I'm approaching a crisis in sexual identity, and am wondering if I'm alone in this plight, or if others are able to offer advice.
Physically, I'm a top. I've got a huge cock that nobody can see past once I disrobe. My build and outward appearance is decidedly bearish-to-stocky. My, um, lower digestive tract refuses to cooperate with the concept of being penetrated.
But mentally, emotionally, sexually, I am awakening to physical desires that are decidedly bottom. Actually, downright submissive.
I'm somewhat at a crossroads in life, where I wonder if I should continue the embarrassing and disappointing sham of an existence as a top (and spend the remainder of my days in regret, while disappointing a further string of worthy subs) just to match my physical appearance. Limp cock and all.

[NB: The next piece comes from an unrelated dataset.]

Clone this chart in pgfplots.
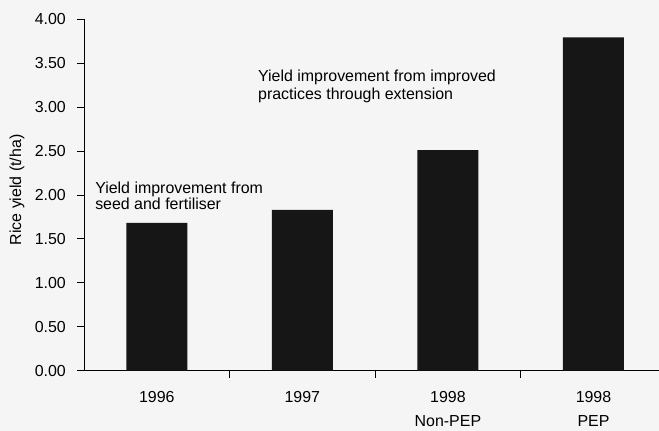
\documentclass[border=0pt]{standalone}
\usepackage{fontspec}
\setmainfont{Liberation Sans}
\usepackage{pgfplots}
\pgfplotsset{compat=1.18}
\usetikzlibrary{backgrounds}

\definecolor{barfill}{RGB}{22,22,22}
\definecolor{paper}{RGB}{245,245,245}

\newcommand{\chartfont}{\fontsize{16}{25}\selectfont}

\begin{document}
\begin{tikzpicture}
\begin{axis}[
  scale only axis,
  width=575bp, height=351.7bp,
  xmin=-0.5, xmax=3.45,
  ymin=0, ymax=4,
  axis x line=bottom, axis y line=left,
  axis line style={-, line width=0.7pt},
  tick style={line width=0.7pt, black},
  tick align=outside,
  major tick length=7bp,
  minor tick length=7bp,
  xtick={0,1,2,3},
  xticklabels={\raisebox{4bp}{1996},1997,{1998\\Non-PEP},{1998\\PEP}},
  major x tick style={draw=none},
  minor xtick={0.5,1.5,2.5},
  ytick={0,0.5,...,4},
  yticklabel style={/pgf/number format/fixed, /pgf/number format/fixed zerofill,
                    /pgf/number format/precision=2},
  /pgf/number format/assume math mode=true,
  yticklabel style={font=\chartfont, inner sep=0pt, anchor=east, xshift=-11bp},
  xticklabel style={font=\chartfont, inner sep=0pt, anchor=north, align=center, yshift=-13bp},
  ylabel={Rice yield (t/ha)},
  ylabel style={font=\chartfont, at={([xshift=-67bp]axis description cs:0,0.514)}, anchor=center},
  clip=false,
]
\coordinate (O) at (rel axis cs:0,0);
\addplot[ybar, bar width=61bp, fill=barfill, draw=none]
  coordinates {(0,1.68) (1,1.83) (2,2.51) (3,3.79)};
\node[anchor=north west, align=left, inner sep=0pt,
      font=\fontsize{16}{13.5}\selectfont]
  at (axis cs:-0.424,2.149) {Yield improvement from\\seed and fertiliser};
\node[anchor=north west, align=left, inner sep=0pt,
      font=\fontsize{16}{18}\selectfont]
  at (axis cs:0.695,3.42) {Yield improvement from improved\\practices through extension};
\end{axis}
\pgfresetboundingbox
\path ([shift={(-84bp,-60.3bp)}]O) rectangle ([shift={(575bp,370.7bp)}]O);
\begin{scope}[on background layer]
  \fill[paper] ([shift={(-84bp,-60.3bp)}]O) rectangle ([shift={(575bp,370.7bp)}]O);
\end{scope}
\end{tikzpicture}
\end{document}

Or find a way to learn, transform, and modify myself into a bottom (if that's even possible). Not knowing where to begin, how to proceed, or what methods to persue.
I know this is an extremely broad-ranging topic, but are there any others out there who are in, or have faced a similar situation? Living between two worlds where even 'versatility' is not an option. Where the decision between limp top and unfuckable bottom always just leads to... NO sex at all?
36 years old, by the way. Young enough to hope for the best in days to come, but old enough to know better from past experience.